J’entre par el garage, après avoir actionné les trois verrous dont mon père,
dans ses derniers jours inquiets , a doté la porte. Je retrouve l’odeur
d’essence, d’égout et
d’atelier de bricolage, burette
d’huile, lanières de cuir, sangles.
Sur l’établi , écrite à
même une latte de bois, la phrase d’Einstein
« L’ordre est la vertu des
médiocres », dont il avait fait une commode devise. Je reviens chez
moi en terre connue. Mais ensuite, plus rien. Je monte à l’étage, cuisine,
chambre salon, séjour. J’ouvre les volets. Je vais au grenier, passe dans la chambre
de ma sœur aînée, et j’arrive dans la mansarde que mon père aménage quand j’ai treize
ans . Ma chambre. Mon domaine, qui
devient quand je quitte le lieu celui de ma petite sœur. Lambris de sapin aux murs et
au plafond, bureau fait dans la même essence, moquette verte au sol. J’aime cet
endroit. Il évoque les refuges en montagne qui me font rêver et que je
fréquenterai plus tard. J’y ai ma première érection. Je m’y fais ma première branlette en
songeant aux seins de ma professeur d’allemand de quatrième. J’y fume ma
première cigarette. J’y regarde des années durant sur un vieux poste en noir et
blanc le ciné-club de Claude-Jean Philippe, et c’est donc là, sous le toit, que
je rencontre jean Grémillon, Julien Duvivier, Ernest Lubitsch, Frank Capra,
Federico Fellini et quelques autres. Le même froid penaud trempe toutes les
pièces et j’ai beau respirer longuement, me moucher à plusieurs reprises
pour dégager mes narines,
fermer les yeux, je ne sens aucune odeur, aucun parfum. Rien. La maison ne sent
plus rien. Mon père est parti en emportant ce qui fait la marque de cette
habitation. Il est mort, et le parfum de la maison est mort en même temps que
lui. J’ai froid. C’est la première fois que j’écris ici depuis tant d’années.

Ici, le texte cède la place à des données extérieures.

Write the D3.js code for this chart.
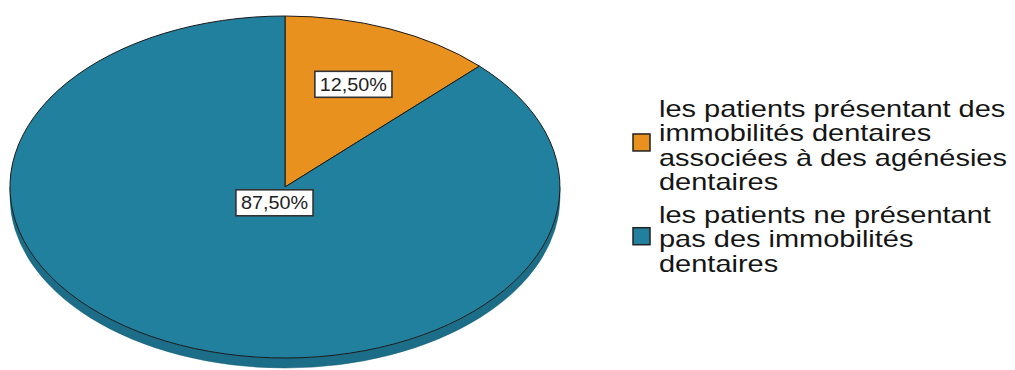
<!DOCTYPE html>
<html>
<head>
<meta charset="utf-8">
<script src="https://cdn.jsdelivr.net/npm/d3@7"></script>
<style>
  html, body { margin: 0; padding: 0; background: #fff; }
  svg { display: block; }
</style>
</head>
<body>
<svg id="chart" width="1015" height="370"></svg>
<script>
// Slices, in drawing order (clockwise from 12 o'clock)
const categories = [
  "les patients présentant des immobilités dentaires associées à des agénésies dentaires",
  "les patients ne présentant pas des immobilités dentaires"
];
const values = [12.5, 87.5];
const valueLabels = ["12,50%", "87,50%"];
const legendLines = [
  ["les patients présentant des", "immobilités dentaires", "associées à des agénésies", "dentaires"],
  ["les patients ne présentant", "pas des immobilités", "dentaires"]
];
const colors = ["#e8911f", "#21809e"];

// Layout
const cx = 285, cy = 187, rx = 275, ry = 171, depth = 10;
const labelFrac = [0.65, 0.1];

const svg = d3.select("#chart");

const slices = d3.pie().sort(null).value(d => d)(values);

// point on the top face ellipse for a d3 pie angle (0 = top, clockwise)
const pt = (a, dy = 0) => [cx + rx * Math.sin(a), cy - ry * Math.cos(a) + dy];

// Side wall: only the front half (angles between PI/2 and 3PI/2) is visible
const sideG = svg.append("g");
slices.forEach((s, i) => {
  const a0 = Math.max(s.startAngle, Math.PI / 2);
  const a1 = Math.min(s.endAngle, 3 * Math.PI / 2);
  if (a1 <= a0) return;
  const p0 = pt(a0), p1 = pt(a1), q1 = pt(a1, depth), q0 = pt(a0, depth);
  const d = `M${p0}A${rx},${ry} 0 0 1 ${p1}L${q1}A${rx},${ry} 0 0 0 ${q0}Z`;
  sideG.append("path")
    .attr("d", d)
    .attr("fill", d3.color(colors[i]).darker(0.45))
    .attr("stroke", d3.color(colors[i]).darker(0.8))
    .attr("stroke-width", 0.5);
});

// Top face: unit-radius arcs stretched into the ellipse
const arc = d3.arc().innerRadius(0).outerRadius(1);
const face = svg.append("g").attr("transform", `translate(${cx},${cy}) scale(${rx},${ry})`);
face.selectAll("path")
  .data(slices)
  .join("path")
  .attr("d", arc)
  .attr("fill", (d, i) => colors[i])
  .attr("stroke", "#1a1a1a")
  .attr("stroke-width", 1)
  .attr("vector-effect", "non-scaling-stroke")
  .attr("stroke-linejoin", "round");

// Value labels in white boxes
const lblG = svg.append("g");
slices.forEach((s, i) => {
  const mid = (s.startAngle + s.endAngle) / 2;
  const x = cx + rx * labelFrac[i] * Math.sin(mid);
  const y = cy - ry * labelFrac[i] * Math.cos(mid);
  const g = lblG.append("g").attr("transform", `translate(${x},${y})`);
  const rect = g.append("rect");
  const t = g.append("text")
    .attr("transform", "scale(1.1,1)")
    .attr("text-anchor", "middle")
    .attr("dy", "0.36em")
    .attr("font-family", "Arial, 'Liberation Sans', sans-serif")
    .attr("font-size", 18)
    .attr("fill", "#222")
    .text(valueLabels[i]);
  const w = t.node().getComputedTextLength() * 1.1 + 10;
  const h = 26;
  rect.attr("x", -w / 2).attr("y", -h / 2).attr("width", w).attr("height", h)
    .attr("fill", "#fff").attr("stroke", "#333").attr("stroke-width", 1.6);
});

// Legend
const legend = svg.append("g");
const legX = 633, textX = 659, lineH = 24.5, fs = 23, sx = 1.26;
const firstBaselines = [117, 223];
const sw = 17;
legendLines.forEach((lines, i) => {
  const g = legend.append("g");
  const b0 = firstBaselines[i];
  const blockMid = b0 - fs * 0.72 + (lines.length - 1) * lineH / 2 + fs * 0.72 / 2;
  g.append("rect")
    .attr("x", legX).attr("y", blockMid - sw / 2 - 3)
    .attr("width", sw).attr("height", sw)
    .attr("fill", colors[i]).attr("stroke", "#222").attr("stroke-width", 1.5);
  const t = g.append("text")
    .attr("transform", `translate(${textX},0) scale(${sx},1)`)
    .attr("font-family", "Arial, 'Liberation Sans', sans-serif")
    .attr("font-size", fs)
    .attr("fill", "#151515");
  lines.forEach((ln, k) => {
    t.append("tspan").attr("x", 0).attr("y", b0 + k * lineH).text(ln);
  });
});
</script>
</body>
</html>
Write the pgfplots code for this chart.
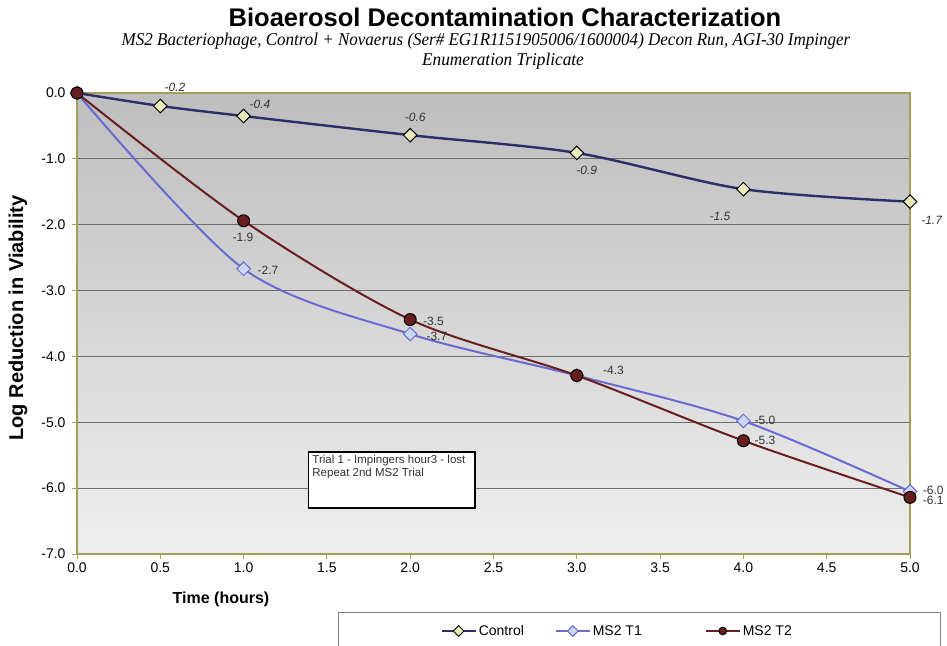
\documentclass[border=0pt]{standalone}
\usepackage{fontspec}
\setmainfont{Liberation Sans}
\newfontfamily\timesf{Liberation Serif}
\usepackage{pgfplots}
\pgfplotsset{compat=1.18}
\definecolor{ctrl}{RGB}{45,45,105}
\definecolor{ctrlfill}{RGB}{236,235,190}
\definecolor{tone}{RGB}{105,105,210}
\definecolor{tonefill}{RGB}{200,216,240}
\definecolor{ttwo}{RGB}{105,30,30}
\definecolor{frame}{RGB}{160,160,90}
\definecolor{gridc}{RGB}{110,110,110}
\definecolor{lab}{RGB}{50,50,50}
\begin{document}
\begin{tikzpicture}[x=1pt,y=1pt]
\path[use as bounding box] (0,0) rectangle (947,-645);
% titles
\node[anchor=base,font=\fontsize{25.5}{25.5}\selectfont\bfseries] at (505,-26) {Bioaerosol Decontamination Characterization};
\node[anchor=base,font=\fontsize{18}{18}\selectfont\timesf\itshape] at (486,-45) {\scalebox{0.945}[1]{MS2 Bacteriophage, Control + Novaerus (Ser\# EG1R1151905006/1600004) Decon Run, AGI-30 Impinger}};
\node[anchor=base,font=\fontsize{18}{18}\selectfont\timesf\itshape] at (503,-65) {\scalebox{0.96}[1]{Enumeration Triplicate}};
\begin{axis}[
  at={(77pt,-554pt)}, anchor=south west,
  width=833pt, height=461pt, scale only axis,
  xmin=0, xmax=5, ymin=-7, ymax=0,
  xtick={0,0.5,...,5}, ytick={-7,-6,...,0},
  xtick pos=bottom, ytick pos=left,
  tick align=outside, major tick length=5pt,
  every tick/.style={frame, line width=1pt},
  axis line style={frame, line width=1.2pt},
  axis background/.style={top color={rgb,255:red,190;green,190;blue,190}, bottom color={rgb,255:red,238;green,238;blue,238}},
  ymajorgrids, grid style={gridc, line width=1pt},
  /pgf/number format/assume math mode=true,
  xticklabel style={/pgf/number format/.cd, fixed, fixed zerofill, precision=1},
  yticklabel style={xshift=-3pt, /pgf/number format/.cd, fixed, fixed zerofill, precision=1},
  tick label style={font=\fontsize{14}{14}\selectfont, text=black},
  clip=false,
  legend columns=3,
  legend style={at={(rel axis cs:0.436,-0.167)}, anchor=west, draw=none, fill=none, font=\fontsize{14}{14}\selectfont, inner sep=0pt},
  legend image code/.code={\draw[mark repeat=2,mark phase=2,mark size=3.8pt] plot coordinates {(0pt,0pt) (17pt,0pt) (34pt,0pt)};},
]
\addplot[ctrl, line width=2.4pt, smooth, tension=0.5, mark=square*, mark size=4.8pt, mark options={rotate=45, fill=ctrlfill, draw=black, line width=1pt, solid}]
 coordinates {(0,0) (0.5,-0.197) (1,-0.35) (2,-0.64) (3,-0.91) (4,-1.46) (5,-1.65)};
\addlegendentry{\makebox[74pt][l]{Control}}
\addplot[tone, line width=2pt, smooth, tension=0.5, mark=square*, mark size=4.8pt, mark options={rotate=45, fill=tonefill, draw=tone, line width=1pt, solid}]
 coordinates {(0,0) (1,-2.67) (2,-3.66) (3,-4.29) (4,-4.98) (5,-6.05)};
\addlegendentry{\makebox[110pt][l]{MS2 T1}}
\addplot[ttwo, line width=2pt, smooth, tension=0.5, mark=*, mark size=6pt, mark options={fill=ttwo, draw=black, line width=1pt, solid}]
 coordinates {(0,0) (1,-1.94) (2,-3.44) (3,-4.29) (4,-5.28) (5,-6.14)};
\addlegendentry{MS2 T2}
% data labels
\begin{scope}[every node/.style={font=\fontsize{12}{12}\selectfont\itshape, text=lab}]
\node at (axis cs:0.588,0.09) {-0.2};
\node at (axis cs:1.098,-0.167) {-0.4};
\node at (axis cs:2.03,-0.364) {-0.6};
\node at (axis cs:3.06,-1.17) {-0.9};
\node at (axis cs:3.86,-1.87) {-1.5};
\node at (axis cs:5.13,-1.94) {-1.7};
\end{scope}
\begin{scope}[every node/.style={font=\fontsize{12}{12}\selectfont, text=lab}]
\node at (axis cs:1.146,-2.69) {-2.7};
\node at (axis cs:2.16,-3.69) {-3.7};
\node at (axis cs:4.13,-4.97) {-5.0};
\node at (axis cs:5.14,-6.03) {-6.0};
\node at (axis cs:0.996,-2.19) {-1.9};
\node at (axis cs:2.14,-3.46) {-3.5};
\node at (axis cs:3.22,-4.21) {-4.3};
\node at (axis cs:4.13,-5.28) {-5.3};
\node at (axis cs:5.14,-6.19) {-6.1};
\end{scope}
% note box
\draw[black, line width=1.5pt, fill=white] (axis cs:1.39,-5.45) rectangle (axis cs:2.39,-6.30);
\node[anchor=north west, align=left, inner sep=2pt, font=\fontsize{11.5}{13}\selectfont, text=lab] at (axis cs:1.40,-5.47) {Trial 1 - Impingers hour3 - lost\\Repeat 2nd MS2 Trial};
\end{axis}
% axis labels
\node[rotate=90, font=\fontsize{20}{20}\selectfont\bfseries] at (18,-318) {Log Reduction in Viability};
\node[font=\fontsize{16}{16}\selectfont\bfseries] at (221,-599) {Time (hours)};
% legend frame
\draw[gray, line width=1pt] (338,-612) rectangle (940,-660);
\end{tikzpicture}
\end{document}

Plus de trente ans je pense. C’est aussi la dernière. Bientôt la maison sera
vendue, repeinte, transformée. Des être l’habiteront, y apporteront leurs vies,
leurs rêves, leurs peines, leurs angoisses et leur quiétude. Ils y dormiront,
s’aimeront, mangeront, se laveront, irons aux cabinets, bricoleront,
pleureront, riront, élèveront leurs enfants. Peu à peu la maison, comme une
cire malléable,
se conformera à eux, et retiendra leurs odeurs. Je sais qu’en passant devant
elle, à bicyclette ou en voiture, je ne la regarderai pas. Je ne pourrai pas.
En allant à Sommerviller, je préférerai tourner la tête vers la droite, vers le
cimetière, vers les morts, vers mon père. C’est triste de ne plus rien sentir..
C’est triste d’être là, dans la maison froide qui a perdu son parfum comme Peter
Schlemihl a perdu son ombre. Je pensais être ému. Je pensais même pleurer moi
qui pleure si facilement. Mais non. Je suis seulement surpris. Étonné. Je ne
sais pas si c’est moi qui ai dérivé
ou si c’est la maison. Mais nous sommes désormais comme deux étrangers l’un à
l’autre. Après tout, c’est ma faute. Personne ne m’a forcé à y revenir. Je vais
partir. Je vais refermer les volets, les lumières, les portes, actionner les
trois verrous. Je vais
retourner dans la vie. Ici, je n’ai plus ma place. Je viens de le comprendre.
Je viens aussi d’éternuer. Si je reste encore, je sens que je vais m’enrhumer. Chez nous, on dit attraper la mort.